N°6 - Février 2022 (Le regard de...)

Lettre de la troisième chambre civile

Une sélection commentée des arrêts rendus par la troisième chambre civile de la Cour de cassation (Baux commerciaux / construction / construction de maison individuelle / contrat d'architecte / contrat d'entreprise / expropriation  / vente immobilière).

  • Immobilier
  • bail commercial
  • construction immobilière
  • contrat de travaux
  • architecte
  • architectes et entrepreneurs
  • architecte entrepreneur
  • responsabilité contractuelle
  • contrat d'entreprise
  • paiement
  • expropriation
  • renonciation
  • vente immobilière
  • délais

"(R)évolution de Palais" - par Me Clémence Hourdeaux et Me François-Régis Boulloche

Avocats au Conseil d'État et à la Cour de cassation, correspondants de la troisième chambre civile de la Cour de cassation

Il est à peine besoin de rappeler les différentes raisons qui ont conduit la Cour de cassation à modifier la rédaction de ses arrêts ni à expliciter la forme qu’ils prennent désormais. La justice étant rendue au nom du peuple français, formule qui figure en tête de chaque arrêt de la Cour de cassation, tout un chacun doit pouvoir en comprendre aisément les termes. Deux années après la mise en œuvre de ce changement, un premier retour d’expérience peut en être dressé : il s’avère extrêmement positif.

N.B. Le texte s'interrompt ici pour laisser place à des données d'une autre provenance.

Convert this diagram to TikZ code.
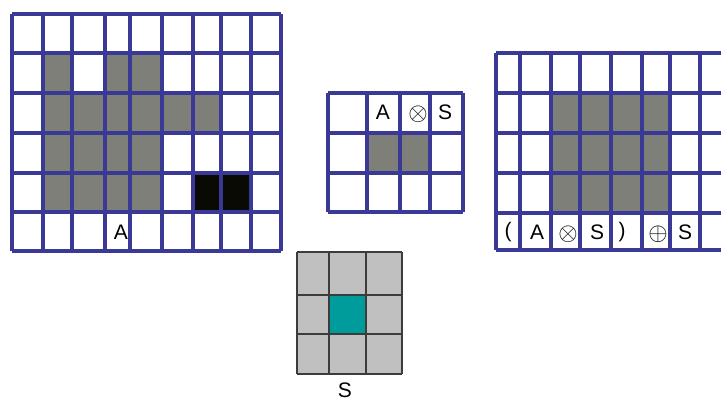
\documentclass[tikz,border=0pt]{standalone}
\usepackage{fontspec}
\setmainfont{Liberation Sans}
\begin{document}
\begin{tikzpicture}[x=1pt,y=-1pt,
  gridline/.style={draw=gridblue,line width=3.4pt},
  sline/.style={draw=sgray,line width=1.6pt},
  darkcell/.style={fill=cellgray},
  blackcell/.style={fill=cellblack},
  lbl/.style={inner sep=0pt,font=\fontsize{21}{23}\selectfont},
  op/.style={inner sep=0pt,font=\fontsize{27}{30}\selectfont}]
\definecolor{gridblue}{HTML}{3A3A96}
\definecolor{sgray}{HTML}{3C3C3C}
\definecolor{cellgray}{HTML}{7F7F7A}
\definecolor{cellblack}{HTML}{0A0A05}
\definecolor{teal2}{HTML}{009B9B}
\definecolor{lgray}{HTML}{C0C0C0}
\useasboundingbox (0,0) rectangle (721,403);
\clip (0,0) rectangle (721,403);
% ---- grid A ----
\fill[darkcell] (43,53) rectangle (72,93);
\fill[darkcell] (105,53) rectangle (162,93);
\fill[darkcell] (43,93) rectangle (221,133);
\fill[darkcell] (43,133) rectangle (162,212);
\fill[blackcell] (193,173) rectangle (251,212);
\foreach \x in {12,43,72,105,130,162,193,221,251,281}
  \draw[gridline] (\x,14) -- (\x,251);
\foreach \y in {14,53,93,133,173,212,251}
  \draw[gridline] (12,\y) -- (281,\y);
\node[lbl] (a1) at (121,232) {A};
% ---- middle grid ----
\fill[darkcell] (367,133) rectangle (430,173);
\foreach \x in {328,367,400,430,463}
  \draw[gridline] (\x,93) -- (\x,212);
\foreach \y in {93,133,173,212}
  \draw[gridline] (328,\y) -- (463,\y);
\node[lbl] (a2) at (383,112) {A};
\node[op] (o2) at (418,114) {$\otimes$};
\node[lbl] (s2) at (445,112) {S};
% ---- right grid ----
\fill[darkcell] (551,93) rectangle (670,213);
\foreach \x in {496,520,551,580,611,642,670,700,730}
  \draw[gridline] (\x,53) -- (\x,250);
\foreach \y in {53,93,133,173,213,250}
  \draw[gridline] (496,\y) -- (730,\y);
\node[lbl] (p1) at (508,232) {(};
\node[lbl] (a3) at (537,232) {A};
\node[op] (o3) at (568,234) {$\otimes$};
\node[lbl] (s3) at (597,232) {S};
\node[lbl] (p2) at (622,232) {)};
\node[op] (o4) at (658,234) {$\oplus$};
\node[lbl] (s4) at (685,232) {S};
% ---- S kernel ----
\fill[lgray] (297,252) rectangle (402,374);
\fill[teal2] (329,295) rectangle (366,334);
\foreach \x in {297,329,366,402}
  \draw[sline] (\x,252) -- (\x,374);
\foreach \y in {252,295,334,374}
  \draw[sline] (297,\y) -- (402,\y);
\node[lbl] (s1) at (345,390) {S};
\end{tikzpicture}
\end{document}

Certains ne se sont pas montrés d’emblée enthousiastes à l’idée de cette modification des pratiques. Irréductiblement attachés aux traditions et rétifs au changement ? Assurément pas, plutôt fervents adeptes de la concision qui permettait, à condition de détenir les clés du syllogisme juridique, de saisir rapidement la portée d’une décision.

Cependant, il était souvent nécessaire, en particulier au moment de l’envoi de la décision de la Cour de cassation au justiciable, d’en expliciter, parfois longuement, parfois avec même une pointe de doute et donc de réserves, sa motivation et sa portée. Cette explication de texte s'imposait spécialement dans le contentieux dévolu à la troisième chambre civile, contentieux technique s’il en est et mettant le plus souvent aux prises de nombreuses parties… De fait, les cassations partielles sont légion, notamment en droit de la construction.

Désormais, la Cour de cassation explicite la portée de la cassation qu’elle prononce. Dès lors, les justiciables que nous assistons et qui sont évidemment les premiers concernés par les arrêts rendus en comprennent plus facilement les termes ; de fait, nous sommes moins systématiquement interrogés sur l’interprétation à donner de la décision qui les intéresse et sur ce qui sera éventuellement de nouveau débattu devant la juridiction de renvoi.

Ce constat est encore plus marqué s’agissant des arrêts dont la motivation est enrichie. L’énoncé, par la Cour suprême, de sa ratio decidendi permet en effet une meilleure compréhension de ses choix. En particulier pour la partie qui subit un revirement de jurisprudence dont le juge, et non son conseil, lui explique désormais la genèse et la justification…

Or, ce point est essentiel : la compréhension, pour la partie perdante, de l’arrêt qui la déboute, est le préalable nécessaire à son acceptation, même si elle n’est pas immédiate. Et le justiciable s’avère très sensible au fait que le juge suprême veuille qu'il comprenne ses décisions, même si l’on ne saurait évidemment faire fi du particularisme et des subtilités de la technique de cassation.

En définitive, ce qui constitue une évolution pour le technicien de la cassation s'avère bien souvent être une révolution pour son client.

« Il n’y a rien de négatif dans le changement, si c’est dans la bonne direction » (Winston Churchill)... On change rarement l’opinion des autres, mais on change quelques fois la sienne.